Ce rapport, « Quel dialogue social dans l’entreprise après les ordonnances du 27 septembre 2017 », répond à un appel à projets de recherche lancé par France Stratégie dans le cadre des travaux d’évaluation de ces ordonnances.
La recherche repose sur trois méthodologies complémentaires : l’analyse des accords d’une dizaine de groupes d’entreprises, huit monographies d’entreprise et les entretiens avec les expertes et les experts. Ces derniers permettent de situer les entreprises faisant l’objet de monographie dans un panorama plus large.
L’analyse juridique porte sur une dizaine de groupes et entreprises. En matière d’architecture des instances représentatives du personnel, les ordonnances ont innové en laissant aux interlocuteurs sociaux le soin de configurer par eux-mêmes et pour eux-mêmes leur propre modèle. Notre rapport permet d’apporter un regard sur l’effectivité de ce principe d’auto-administration et les formes de rationalité qu’il exprime. D’un point de vue juridique, nous avons distingué une rationalité procédurale visant à légitimer les décisions prises dans le cadre du dialogue social, et une rationalité instrumentale procédant à une appréciation économiciste du dialogue social.
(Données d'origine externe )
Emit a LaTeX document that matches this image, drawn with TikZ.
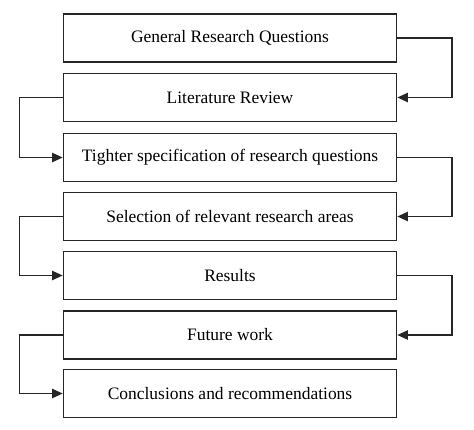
\documentclass[tikz,border=0pt]{standalone}
\usepackage{fontspec}
\setmainfont{Liberation Serif}
\usetikzlibrary{arrows.meta}
\begin{document}
\begin{tikzpicture}[x=0.75pt,y=-0.75pt,
  stage/.style={draw=black!85, line width=1.2pt, minimum width=249.75pt, minimum height=36pt, inner sep=0pt, font=\fontsize{13.1}{15}\selectfont, anchor=center},
  conn/.style={draw=black!85, line width=1.2pt, -{Triangle[length=8pt,width=7pt]}}]
\useasboundingbox (0,0) rectangle (474,429);
\node[stage] (b1) at (230,38) {General Research Questions};
\node[stage] (b2) at (230,97.5) {Literature Review};
\node[stage] (b3) at (230,157.5) {Tighter specification of research questions};
\node[stage] (b4) at (230,216.5) {Selection of relevant research areas};
\node[stage] (b5) at (230,275.5) {Results};
\node[stage] (b6) at (230,335) {Future work};
\node[stage] (b7) at (230,393.5) {Conclusions and recommendations};
\coordinate (r) at (452,0);
\coordinate (l) at (19.5,0);
\draw[conn] (b1.east) -- (b1.east -| r) -- (b2.east -| r) -- (b2.east);
\draw[conn] (b2.west) -- (b2.west -| l) -- (b3.west -| l) -- (b3.west);
\draw[conn] (b3.east) -- (b3.east -| r) -- (b4.east -| r) -- (b4.east);
\draw[conn] (b4.west) -- (b4.west -| l) -- (b5.west -| l) -- (b5.west);
\draw[conn] (b5.east) -- (b5.east -| r) -- (b6.east -| r) -- (b6.east);
\draw[conn] (b6.west) -- (b6.west -| l) -- (b7.west -| l) -- (b7.west);
\end{tikzpicture}
\end{document}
L’analyse monographique aboutit à cinq grandes conclusions. On relève ainsi :
• Une concentration plutôt qu’une centralisation des instances : on ne constate guère la mise en place de CSE unique mais une remontée des prérogatives des DP et des CHSCT au niveau des anciens établissements CE et une fusion de plusieurs d’entre eux en des établissements CSE aux périmètres bien plus larges ;
• L’enjeu de la proximité, lié à ces périmètres plus larges et à la disparition des DP, est mal pris en charge par les représentants de proximité ;
• Les mutations de la figure des élus, avec une concentration du travail représentatif sur les élus titulaires, notamment les secrétaires de CSE, et une tendance à la réinvention du rôle des DS d’établissement qui apparaissaient vidés de leur substance par la centralisation de la négociation collective mais qui jouent de manière croissante le rôle de capteurs de ce qu’il se passe dans les collectifs concrets de travail, suppléant tant bien que mal les anciens DP ;
• Une dynamique de (re)négociation qui n’est plus seulement liée à la seule appropriation de la nouvelle architecture et à la correction des dysfonctionnements mis en lumière par la pratique, mais à une transformation structurelle qui permet aux acteurs d’adapter en permanence les périmètres et les moyens des instances.
À partir de ces analyses, le rapport conclut en discutant la notion de « rationalisation des instances » au cœur des ordonnances. À cette occasion, il montre que le terme peut être entendu de multiples manières. La réduction quantitative du nombre d’élus n’a pas nécessairement conduit à une réduction du temps consacré aux instances. De même, le passage de trois instances à une seule instance n’a pas nécessairement permis une approche plus transversale des enjeux et des économies d’échelle.